• **Job**
All of the material should be reproduced exactly, with pictures left out.

=== Recorded information ===

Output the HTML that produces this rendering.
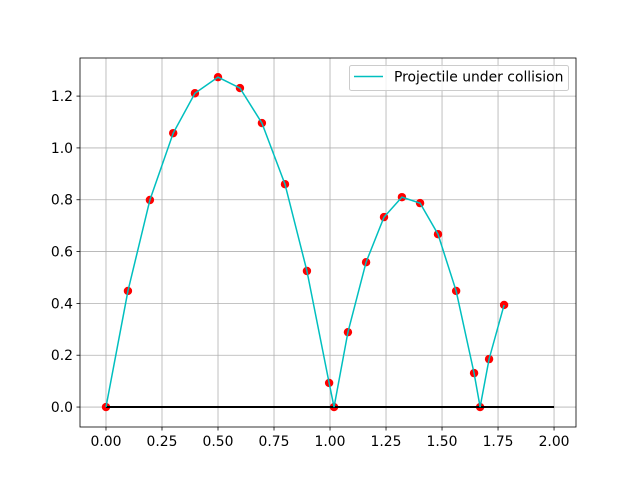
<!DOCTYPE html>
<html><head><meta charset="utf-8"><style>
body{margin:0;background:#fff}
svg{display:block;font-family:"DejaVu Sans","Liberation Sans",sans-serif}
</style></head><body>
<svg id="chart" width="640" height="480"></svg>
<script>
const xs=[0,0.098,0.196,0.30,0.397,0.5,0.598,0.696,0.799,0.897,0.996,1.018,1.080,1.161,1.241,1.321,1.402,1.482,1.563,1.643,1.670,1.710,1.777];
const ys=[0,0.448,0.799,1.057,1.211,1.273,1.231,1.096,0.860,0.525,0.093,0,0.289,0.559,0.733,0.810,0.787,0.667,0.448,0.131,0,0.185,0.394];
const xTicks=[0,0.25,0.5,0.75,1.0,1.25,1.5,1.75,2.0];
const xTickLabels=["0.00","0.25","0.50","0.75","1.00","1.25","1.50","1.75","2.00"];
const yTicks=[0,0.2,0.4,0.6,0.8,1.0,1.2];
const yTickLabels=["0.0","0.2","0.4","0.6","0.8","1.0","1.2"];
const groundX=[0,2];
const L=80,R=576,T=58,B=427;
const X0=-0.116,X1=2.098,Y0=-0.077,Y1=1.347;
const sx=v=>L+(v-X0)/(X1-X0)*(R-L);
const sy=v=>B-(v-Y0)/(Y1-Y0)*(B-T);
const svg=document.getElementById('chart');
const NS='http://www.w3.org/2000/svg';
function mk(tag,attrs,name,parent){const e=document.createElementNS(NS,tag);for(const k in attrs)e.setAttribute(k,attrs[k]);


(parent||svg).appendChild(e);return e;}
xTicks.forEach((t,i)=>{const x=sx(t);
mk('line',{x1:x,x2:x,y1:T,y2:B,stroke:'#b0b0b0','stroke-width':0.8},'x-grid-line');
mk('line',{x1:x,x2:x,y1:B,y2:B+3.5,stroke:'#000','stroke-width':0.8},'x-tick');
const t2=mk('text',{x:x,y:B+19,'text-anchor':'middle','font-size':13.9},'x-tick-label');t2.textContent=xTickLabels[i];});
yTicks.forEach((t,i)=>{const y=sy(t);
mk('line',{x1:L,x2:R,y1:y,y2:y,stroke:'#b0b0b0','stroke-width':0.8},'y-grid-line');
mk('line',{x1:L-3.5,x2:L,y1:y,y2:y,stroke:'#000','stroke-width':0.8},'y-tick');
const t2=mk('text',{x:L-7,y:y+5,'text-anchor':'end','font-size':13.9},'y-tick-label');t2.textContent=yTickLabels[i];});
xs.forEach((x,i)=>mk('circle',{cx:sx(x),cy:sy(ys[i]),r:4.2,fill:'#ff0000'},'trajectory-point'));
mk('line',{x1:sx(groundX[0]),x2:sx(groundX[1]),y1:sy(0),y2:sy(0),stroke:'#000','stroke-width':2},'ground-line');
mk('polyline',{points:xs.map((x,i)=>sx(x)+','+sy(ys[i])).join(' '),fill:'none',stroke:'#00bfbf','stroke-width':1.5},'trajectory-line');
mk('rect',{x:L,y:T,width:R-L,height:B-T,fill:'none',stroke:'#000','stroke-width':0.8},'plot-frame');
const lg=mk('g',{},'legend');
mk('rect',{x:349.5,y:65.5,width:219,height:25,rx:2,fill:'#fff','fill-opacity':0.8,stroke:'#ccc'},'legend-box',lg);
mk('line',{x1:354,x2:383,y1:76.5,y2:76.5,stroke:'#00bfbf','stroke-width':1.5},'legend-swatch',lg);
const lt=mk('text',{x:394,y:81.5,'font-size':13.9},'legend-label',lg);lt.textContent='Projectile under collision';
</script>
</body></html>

===

• **Task output**
Output the HTML that produces this rendering.
<!DOCTYPE html>
<html><head><meta charset="utf-8"><style>
body{margin:0;background:#fff}
svg{display:block;font-family:"DejaVu Sans","Liberation Sans",sans-serif}
</style></head><body>
<svg id="chart" width="640" height="480"></svg>
<script>
const xs=[0,0.098,0.196,0.30,0.397,0.5,0.598,0.696,0.799,0.897,0.996,1.018,1.080,1.161,1.241,1.321,1.402,1.482,1.563,1.643,1.670,1.710,1.777];
const ys=[0,0.448,0.799,1.057,1.211,1.273,1.231,1.096,0.860,0.525,0.093,0,0.289,0.559,0.733,0.810,0.787,0.667,0.448,0.131,0,0.185,0.394];
const xTicks=[0,0.25,0.5,0.75,1.0,1.25,1.5,1.75,2.0];
const xTickLabels=["0.00","0.25","0.50","0.75","1.00","1.25","1.50","1.75","2.00"];
const yTicks=[0,0.2,0.4,0.6,0.8,1.0,1.2];
const yTickLabels=["0.0","0.2","0.4","0.6","0.8","1.0","1.2"];
const groundX=[0,2];
const L=80,R=576,T=58,B=427;
const X0=-0.116,X1=2.098,Y0=-0.077,Y1=1.347;
const sx=v=>L+(v-X0)/(X1-X0)*(R-L);
const sy=v=>B-(v-Y0)/(Y1-Y0)*(B-T);
const svg=document.getElementById('chart');
const NS='http://www.w3.org/2000/svg';
function mk(tag,attrs,name,parent){const e=document.createElementNS(NS,tag);for(const k in attrs)e.setAttribute(k,attrs[k]);


(parent||svg).appendChild(e);return e;}
xTicks.forEach((t,i)=>{const x=sx(t);
mk('line',{x1:x,x2:x,y1:T,y2:B,stroke:'#b0b0b0','stroke-width':0.8},'x-grid-line');
mk('line',{x1:x,x2:x,y1:B,y2:B+3.5,stroke:'#000','stroke-width':0.8},'x-tick');
const t2=mk('text',{x:x,y:B+19,'text-anchor':'middle','font-size':13.9},'x-tick-label');t2.textContent=xTickLabels[i];});
yTicks.forEach((t,i)=>{const y=sy(t);
mk('line',{x1:L,x2:R,y1:y,y2:y,stroke:'#b0b0b0','stroke-width':0.8},'y-grid-line');
mk('line',{x1:L-3.5,x2:L,y1:y,y2:y,stroke:'#000','stroke-width':0.8},'y-tick');
const t2=mk('text',{x:L-7,y:y+5,'text-anchor':'end','font-size':13.9},'y-tick-label');t2.textContent=yTickLabels[i];});
xs.forEach((x,i)=>mk('circle',{cx:sx(x),cy:sy(ys[i]),r:4.2,fill:'#ff0000'},'trajectory-point'));
mk('line',{x1:sx(groundX[0]),x2:sx(groundX[1]),y1:sy(0),y2:sy(0),stroke:'#000','stroke-width':2},'ground-line');
mk('polyline',{points:xs.map((x,i)=>sx(x)+','+sy(ys[i])).join(' '),fill:'none',stroke:'#00bfbf','stroke-width':1.5},'trajectory-line');
mk('rect',{x:L,y:T,width:R-L,height:B-T,fill:'none',stroke:'#000','stroke-width':0.8},'plot-frame');
const lg=mk('g',{},'legend');
mk('rect',{x:349.5,y:65.5,width:219,height:25,rx:2,fill:'#fff','fill-opacity':0.8,stroke:'#ccc'},'legend-box',lg);
mk('line',{x1:354,x2:383,y1:76.5,y2:76.5,stroke:'#00bfbf','stroke-width':1.5},'legend-swatch',lg);
const lt=mk('text',{x:394,y:81.5,'font-size':13.9},'legend-label',lg);lt.textContent='Projectile under collision';
</script>
</body></html>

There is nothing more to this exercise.